In the same way the use of rare expressions, which forms one of the chief difficulties of the work, may be conceived to be more spontaneous than it at first sight appears. The doubtful words and phrases of the early time, and particularly those derived from the Koran, had been often the subjects of debate for generations, and the author might well be tempted to rouse the attention of his audience by throwing among them one of these apples of discord. In a translation the learned vocabulary of Ḥarîri is lost, and yet it will be perceived that his compositions do not lack vigour or pathos. May we not then acquit him of having merely digested an antiquarian glossary into a dramatic form.
The Assemblies, indeed, are far from restricted to
antique words and phrases; on the contrary, they are
in some respects extremely unclassical, inasmuch as the
author delights to introduce the provincial expressions,
and to refer to the manners of Irak. There is a singular
mixture of old and new in the work; strange and
obsolete words, rough with gutturals, such as are met
with in the proverbs of Maydâni, or in the earliest
poets, stand side by side with others that have been
borrowed from the Persians and the Greeks. There is
more of this foreign element than the purist quite
approves. Words of exotic origin are indeed to be
found even in the Koran, as
The use of rare phrases, the origin and meaning of which were doubtful, is of constant occurrence in this work.
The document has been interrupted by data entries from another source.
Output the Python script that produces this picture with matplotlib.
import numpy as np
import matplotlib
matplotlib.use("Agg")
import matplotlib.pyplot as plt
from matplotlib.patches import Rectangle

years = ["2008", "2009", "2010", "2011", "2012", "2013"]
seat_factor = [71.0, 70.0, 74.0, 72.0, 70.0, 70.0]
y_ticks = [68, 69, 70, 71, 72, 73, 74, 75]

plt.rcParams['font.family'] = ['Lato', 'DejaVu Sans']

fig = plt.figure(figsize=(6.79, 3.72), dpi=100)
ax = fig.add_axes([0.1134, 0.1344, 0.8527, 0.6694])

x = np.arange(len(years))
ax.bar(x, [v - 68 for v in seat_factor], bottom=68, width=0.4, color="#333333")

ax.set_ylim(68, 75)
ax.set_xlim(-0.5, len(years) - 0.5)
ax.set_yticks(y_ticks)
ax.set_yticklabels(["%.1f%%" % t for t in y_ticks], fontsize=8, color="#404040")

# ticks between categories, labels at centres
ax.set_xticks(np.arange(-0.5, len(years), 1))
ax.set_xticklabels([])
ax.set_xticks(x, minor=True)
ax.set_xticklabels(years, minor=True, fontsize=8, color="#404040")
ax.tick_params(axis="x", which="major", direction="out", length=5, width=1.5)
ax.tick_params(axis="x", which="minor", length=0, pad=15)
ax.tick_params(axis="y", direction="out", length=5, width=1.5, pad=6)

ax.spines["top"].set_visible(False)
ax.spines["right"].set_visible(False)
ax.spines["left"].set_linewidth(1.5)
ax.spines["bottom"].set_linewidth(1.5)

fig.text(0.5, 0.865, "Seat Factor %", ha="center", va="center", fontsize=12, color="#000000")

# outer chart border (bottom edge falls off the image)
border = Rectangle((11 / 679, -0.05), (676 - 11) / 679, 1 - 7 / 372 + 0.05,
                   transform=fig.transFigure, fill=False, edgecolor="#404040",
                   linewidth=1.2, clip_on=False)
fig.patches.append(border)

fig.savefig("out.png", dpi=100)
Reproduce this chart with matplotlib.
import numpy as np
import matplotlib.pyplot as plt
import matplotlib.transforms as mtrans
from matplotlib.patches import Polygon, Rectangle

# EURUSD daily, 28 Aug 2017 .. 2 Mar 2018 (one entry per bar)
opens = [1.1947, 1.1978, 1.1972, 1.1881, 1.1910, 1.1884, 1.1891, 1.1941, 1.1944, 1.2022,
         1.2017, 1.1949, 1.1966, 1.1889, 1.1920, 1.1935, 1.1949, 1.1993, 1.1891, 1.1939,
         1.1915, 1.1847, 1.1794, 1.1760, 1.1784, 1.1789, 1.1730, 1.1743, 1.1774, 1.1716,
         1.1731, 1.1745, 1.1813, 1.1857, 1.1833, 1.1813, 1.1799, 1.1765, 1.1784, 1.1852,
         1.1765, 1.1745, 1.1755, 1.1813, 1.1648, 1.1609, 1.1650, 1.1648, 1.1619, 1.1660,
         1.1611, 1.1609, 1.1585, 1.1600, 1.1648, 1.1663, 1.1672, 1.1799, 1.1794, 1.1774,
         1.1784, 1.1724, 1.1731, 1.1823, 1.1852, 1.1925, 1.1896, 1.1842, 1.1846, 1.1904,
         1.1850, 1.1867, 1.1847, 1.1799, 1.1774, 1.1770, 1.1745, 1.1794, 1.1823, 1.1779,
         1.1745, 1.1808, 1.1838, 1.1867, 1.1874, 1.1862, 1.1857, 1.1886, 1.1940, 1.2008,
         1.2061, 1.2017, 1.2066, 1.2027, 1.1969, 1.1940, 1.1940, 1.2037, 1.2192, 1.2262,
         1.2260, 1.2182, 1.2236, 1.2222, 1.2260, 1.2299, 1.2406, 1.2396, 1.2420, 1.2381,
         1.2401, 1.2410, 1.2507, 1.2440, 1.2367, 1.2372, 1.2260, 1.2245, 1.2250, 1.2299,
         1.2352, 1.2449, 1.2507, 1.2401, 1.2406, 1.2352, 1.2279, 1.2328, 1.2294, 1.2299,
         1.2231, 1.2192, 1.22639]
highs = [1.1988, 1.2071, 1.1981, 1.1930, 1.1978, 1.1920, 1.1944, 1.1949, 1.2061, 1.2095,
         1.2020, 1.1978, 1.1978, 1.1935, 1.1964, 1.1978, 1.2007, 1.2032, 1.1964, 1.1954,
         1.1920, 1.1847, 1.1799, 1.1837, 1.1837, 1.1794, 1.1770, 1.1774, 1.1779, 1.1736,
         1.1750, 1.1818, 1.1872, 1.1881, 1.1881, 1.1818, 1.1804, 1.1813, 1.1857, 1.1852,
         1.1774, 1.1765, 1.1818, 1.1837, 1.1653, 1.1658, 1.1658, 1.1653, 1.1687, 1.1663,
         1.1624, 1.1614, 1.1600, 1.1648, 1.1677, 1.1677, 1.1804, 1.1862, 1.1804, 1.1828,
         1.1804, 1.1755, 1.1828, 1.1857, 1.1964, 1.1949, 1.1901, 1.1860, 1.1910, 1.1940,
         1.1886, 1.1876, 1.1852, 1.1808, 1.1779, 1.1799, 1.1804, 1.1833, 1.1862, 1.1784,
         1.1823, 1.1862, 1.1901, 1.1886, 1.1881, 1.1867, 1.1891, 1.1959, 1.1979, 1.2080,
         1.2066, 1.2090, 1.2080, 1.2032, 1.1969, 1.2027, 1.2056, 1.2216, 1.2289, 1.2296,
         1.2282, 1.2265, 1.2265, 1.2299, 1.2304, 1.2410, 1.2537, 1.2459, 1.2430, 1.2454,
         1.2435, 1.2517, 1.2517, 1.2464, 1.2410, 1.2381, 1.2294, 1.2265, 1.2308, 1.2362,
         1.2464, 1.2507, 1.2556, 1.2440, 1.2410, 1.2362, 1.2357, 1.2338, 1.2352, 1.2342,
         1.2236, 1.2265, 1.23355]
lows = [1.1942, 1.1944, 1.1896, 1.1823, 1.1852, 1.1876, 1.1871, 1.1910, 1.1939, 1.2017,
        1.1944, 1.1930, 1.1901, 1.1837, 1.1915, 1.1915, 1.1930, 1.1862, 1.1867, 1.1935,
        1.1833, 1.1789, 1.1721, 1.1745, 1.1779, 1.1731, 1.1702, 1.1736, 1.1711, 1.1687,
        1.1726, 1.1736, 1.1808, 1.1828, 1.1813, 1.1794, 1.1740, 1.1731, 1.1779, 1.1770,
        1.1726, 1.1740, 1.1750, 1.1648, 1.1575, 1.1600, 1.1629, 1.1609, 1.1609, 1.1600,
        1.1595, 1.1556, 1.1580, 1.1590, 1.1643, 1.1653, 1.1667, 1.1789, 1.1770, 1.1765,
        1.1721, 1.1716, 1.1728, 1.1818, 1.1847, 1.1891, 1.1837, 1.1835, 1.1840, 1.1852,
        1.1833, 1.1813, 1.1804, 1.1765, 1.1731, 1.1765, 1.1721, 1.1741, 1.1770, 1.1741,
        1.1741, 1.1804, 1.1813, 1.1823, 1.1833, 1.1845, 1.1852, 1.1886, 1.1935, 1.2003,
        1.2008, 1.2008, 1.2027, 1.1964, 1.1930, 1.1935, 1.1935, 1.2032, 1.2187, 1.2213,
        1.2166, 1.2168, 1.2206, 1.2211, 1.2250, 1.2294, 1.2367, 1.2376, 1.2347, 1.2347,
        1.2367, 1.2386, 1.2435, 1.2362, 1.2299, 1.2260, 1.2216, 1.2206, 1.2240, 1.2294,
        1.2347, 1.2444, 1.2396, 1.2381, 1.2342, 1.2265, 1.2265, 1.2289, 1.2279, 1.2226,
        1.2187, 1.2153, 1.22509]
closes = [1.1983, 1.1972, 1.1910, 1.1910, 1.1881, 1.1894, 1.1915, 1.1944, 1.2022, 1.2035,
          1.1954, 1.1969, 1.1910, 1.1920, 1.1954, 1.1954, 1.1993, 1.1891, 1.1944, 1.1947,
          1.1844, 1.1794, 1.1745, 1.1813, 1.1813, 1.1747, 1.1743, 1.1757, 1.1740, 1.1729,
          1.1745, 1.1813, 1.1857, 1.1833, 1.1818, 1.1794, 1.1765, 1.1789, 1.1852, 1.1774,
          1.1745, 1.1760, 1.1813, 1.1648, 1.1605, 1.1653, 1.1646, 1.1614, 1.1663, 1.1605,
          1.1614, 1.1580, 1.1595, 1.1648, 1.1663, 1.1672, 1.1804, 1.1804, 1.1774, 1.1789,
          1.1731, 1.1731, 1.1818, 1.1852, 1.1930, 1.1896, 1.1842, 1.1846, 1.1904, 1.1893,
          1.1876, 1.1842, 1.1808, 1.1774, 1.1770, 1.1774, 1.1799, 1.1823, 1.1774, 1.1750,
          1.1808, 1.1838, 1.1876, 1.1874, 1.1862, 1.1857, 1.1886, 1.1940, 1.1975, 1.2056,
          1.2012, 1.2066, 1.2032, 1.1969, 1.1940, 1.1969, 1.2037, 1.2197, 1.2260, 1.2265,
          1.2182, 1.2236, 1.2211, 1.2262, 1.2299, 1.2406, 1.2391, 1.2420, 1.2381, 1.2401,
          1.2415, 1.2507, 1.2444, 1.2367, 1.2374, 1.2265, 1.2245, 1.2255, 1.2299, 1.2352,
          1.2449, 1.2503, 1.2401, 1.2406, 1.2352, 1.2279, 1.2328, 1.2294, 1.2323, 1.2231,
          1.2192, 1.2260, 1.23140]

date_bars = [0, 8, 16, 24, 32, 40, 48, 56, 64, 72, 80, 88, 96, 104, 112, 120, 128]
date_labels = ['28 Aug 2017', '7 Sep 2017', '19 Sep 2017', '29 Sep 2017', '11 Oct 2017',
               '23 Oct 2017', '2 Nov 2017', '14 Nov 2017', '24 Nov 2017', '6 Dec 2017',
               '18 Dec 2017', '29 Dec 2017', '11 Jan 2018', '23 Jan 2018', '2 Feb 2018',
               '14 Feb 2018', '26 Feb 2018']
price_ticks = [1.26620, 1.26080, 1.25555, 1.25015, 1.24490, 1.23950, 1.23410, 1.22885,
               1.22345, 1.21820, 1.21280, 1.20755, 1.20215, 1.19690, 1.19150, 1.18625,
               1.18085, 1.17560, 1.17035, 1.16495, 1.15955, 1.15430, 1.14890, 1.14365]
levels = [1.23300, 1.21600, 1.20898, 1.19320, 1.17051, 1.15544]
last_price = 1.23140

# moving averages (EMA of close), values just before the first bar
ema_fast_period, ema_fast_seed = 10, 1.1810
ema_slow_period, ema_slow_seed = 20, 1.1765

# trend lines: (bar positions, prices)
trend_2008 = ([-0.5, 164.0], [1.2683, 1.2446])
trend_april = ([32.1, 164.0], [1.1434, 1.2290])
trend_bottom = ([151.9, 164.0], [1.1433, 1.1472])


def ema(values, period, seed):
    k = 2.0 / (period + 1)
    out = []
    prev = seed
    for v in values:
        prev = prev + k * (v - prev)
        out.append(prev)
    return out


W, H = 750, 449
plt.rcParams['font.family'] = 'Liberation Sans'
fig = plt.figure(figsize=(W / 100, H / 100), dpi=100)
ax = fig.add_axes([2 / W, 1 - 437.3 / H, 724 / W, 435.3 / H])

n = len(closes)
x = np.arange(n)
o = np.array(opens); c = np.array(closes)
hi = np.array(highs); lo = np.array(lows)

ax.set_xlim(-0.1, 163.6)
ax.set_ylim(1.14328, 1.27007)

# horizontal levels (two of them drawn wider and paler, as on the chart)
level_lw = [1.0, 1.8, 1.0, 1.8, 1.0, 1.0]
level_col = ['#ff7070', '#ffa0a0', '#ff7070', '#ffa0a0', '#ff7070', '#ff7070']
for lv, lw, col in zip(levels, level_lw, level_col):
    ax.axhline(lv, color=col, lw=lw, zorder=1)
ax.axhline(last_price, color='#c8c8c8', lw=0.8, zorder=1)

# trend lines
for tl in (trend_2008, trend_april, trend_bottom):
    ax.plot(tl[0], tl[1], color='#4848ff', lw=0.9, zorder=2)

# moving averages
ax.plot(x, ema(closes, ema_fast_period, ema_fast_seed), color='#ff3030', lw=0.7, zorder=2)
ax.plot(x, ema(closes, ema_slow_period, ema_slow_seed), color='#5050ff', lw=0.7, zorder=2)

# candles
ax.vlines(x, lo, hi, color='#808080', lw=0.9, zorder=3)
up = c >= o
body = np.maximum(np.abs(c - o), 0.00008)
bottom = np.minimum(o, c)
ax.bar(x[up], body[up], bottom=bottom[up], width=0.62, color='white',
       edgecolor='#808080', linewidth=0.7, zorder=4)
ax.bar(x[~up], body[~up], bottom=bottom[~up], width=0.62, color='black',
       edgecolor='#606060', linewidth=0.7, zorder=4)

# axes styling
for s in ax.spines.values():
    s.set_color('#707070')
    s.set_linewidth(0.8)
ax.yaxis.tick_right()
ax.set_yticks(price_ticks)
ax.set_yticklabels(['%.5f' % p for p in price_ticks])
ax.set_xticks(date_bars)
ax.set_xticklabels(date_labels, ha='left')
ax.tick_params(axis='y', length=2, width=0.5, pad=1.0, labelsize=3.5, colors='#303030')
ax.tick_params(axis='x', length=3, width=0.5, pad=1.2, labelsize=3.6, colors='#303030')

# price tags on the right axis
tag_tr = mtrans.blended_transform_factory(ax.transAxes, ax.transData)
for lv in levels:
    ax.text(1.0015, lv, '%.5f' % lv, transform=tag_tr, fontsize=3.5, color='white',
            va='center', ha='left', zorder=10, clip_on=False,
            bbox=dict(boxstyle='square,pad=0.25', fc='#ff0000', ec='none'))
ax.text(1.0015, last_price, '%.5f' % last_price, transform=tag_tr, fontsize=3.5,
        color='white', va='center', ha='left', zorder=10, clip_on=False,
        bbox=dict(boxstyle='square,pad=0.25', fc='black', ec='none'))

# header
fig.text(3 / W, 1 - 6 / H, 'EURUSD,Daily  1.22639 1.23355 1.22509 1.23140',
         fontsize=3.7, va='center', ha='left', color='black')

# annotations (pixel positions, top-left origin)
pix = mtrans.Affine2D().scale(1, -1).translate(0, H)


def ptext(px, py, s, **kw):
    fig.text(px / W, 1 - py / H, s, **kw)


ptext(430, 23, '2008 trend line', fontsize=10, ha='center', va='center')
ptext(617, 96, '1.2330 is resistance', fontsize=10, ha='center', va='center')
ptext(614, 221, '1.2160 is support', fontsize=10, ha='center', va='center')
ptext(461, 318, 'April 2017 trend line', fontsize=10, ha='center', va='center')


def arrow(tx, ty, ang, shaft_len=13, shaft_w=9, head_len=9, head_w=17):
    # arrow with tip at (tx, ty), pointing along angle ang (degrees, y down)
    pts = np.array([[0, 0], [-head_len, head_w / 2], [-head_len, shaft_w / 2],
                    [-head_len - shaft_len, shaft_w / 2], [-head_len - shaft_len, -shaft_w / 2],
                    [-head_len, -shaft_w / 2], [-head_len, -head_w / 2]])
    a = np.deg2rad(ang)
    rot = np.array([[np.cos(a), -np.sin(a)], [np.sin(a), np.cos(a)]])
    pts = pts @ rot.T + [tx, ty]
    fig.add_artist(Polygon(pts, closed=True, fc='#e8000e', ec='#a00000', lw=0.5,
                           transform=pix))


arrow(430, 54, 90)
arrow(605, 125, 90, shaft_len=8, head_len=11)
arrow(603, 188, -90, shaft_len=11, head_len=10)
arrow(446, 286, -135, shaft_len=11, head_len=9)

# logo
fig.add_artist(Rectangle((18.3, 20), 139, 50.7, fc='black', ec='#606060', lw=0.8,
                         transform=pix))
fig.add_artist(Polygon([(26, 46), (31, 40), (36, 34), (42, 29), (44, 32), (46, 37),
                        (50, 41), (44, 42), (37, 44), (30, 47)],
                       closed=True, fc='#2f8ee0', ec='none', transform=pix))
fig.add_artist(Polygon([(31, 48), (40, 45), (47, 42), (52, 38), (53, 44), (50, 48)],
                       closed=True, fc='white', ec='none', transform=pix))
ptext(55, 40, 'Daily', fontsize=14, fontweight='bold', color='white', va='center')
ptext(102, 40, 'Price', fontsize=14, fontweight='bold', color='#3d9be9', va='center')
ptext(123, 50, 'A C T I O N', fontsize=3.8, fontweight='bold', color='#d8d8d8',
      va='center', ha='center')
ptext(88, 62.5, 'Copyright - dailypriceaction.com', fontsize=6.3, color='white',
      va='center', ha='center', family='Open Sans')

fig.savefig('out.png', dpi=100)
The explanation of these, according to the best lights I have been able to obtain, makes up a large part of the notes which are appended to this translation. Some of them are interpreted by the author himself, in short commentaries which he has added to some of the Assemblies, others are left unnoticed; but Ḥarîri lectured on them to his sons and pupils, and his judgments are recorded by the commentators. An immense number of sayings, proverbs, and idiomatic phrases were current, all supposed to have originated with the eloquent Arabs of the desert, and consecrated in the eyes of the scholars of the time. Some of these had become the trivial expressions of the vulgar, and it is difficult for Englishment to understand the literary taste which attached such importance to them. It is as if in this country the most intellectual and learned men of the day devoted themselves to elucidating such phrases as “he cut his stick,” “he kicked the bucket,” “he hopped the twig,” “mind your P’s and Q’s,” “we were all at sixes and sevens,” “no mistake;” and as if the most gifted author of the time were to produce a composition containing all these expressions, and append an interpretation to the effect that “he cut his stick” was a phrase derived from the backwoods, and signified to depart, since a man in the forest when about to go on a journey cut a stick from a tree to aid him in walking; that to “kick the bucket” and “hop the twig” were seamen’s phrases, signifying to commit suicide by hanging, or by jumping from the yard arm; that “mind your P’s and Q’s” was originally a theatrical phrase, “mind your cues,” the addition of “P’s” being an unintelligent corruption; that “no mistake” had its origin in the answer of the Duke of Wellington to Mr. Huskisson: “There is no mistake, there can be no mistake;” and that as for the phrase “sixes and sevens,” God alone knew what it meant. This is scarcely an exaggeration of the purport of much of the Assemblies, with the difference that the phrases which Ḥarîri embodies in his writings were supposed to be idioms of a classic tongue, and to have first passed from the lips of a heroic race. The favour with which such compositions were received, bears witness to the zeal and almost Massoretic diligence with which the educated class studied the records of their language and history.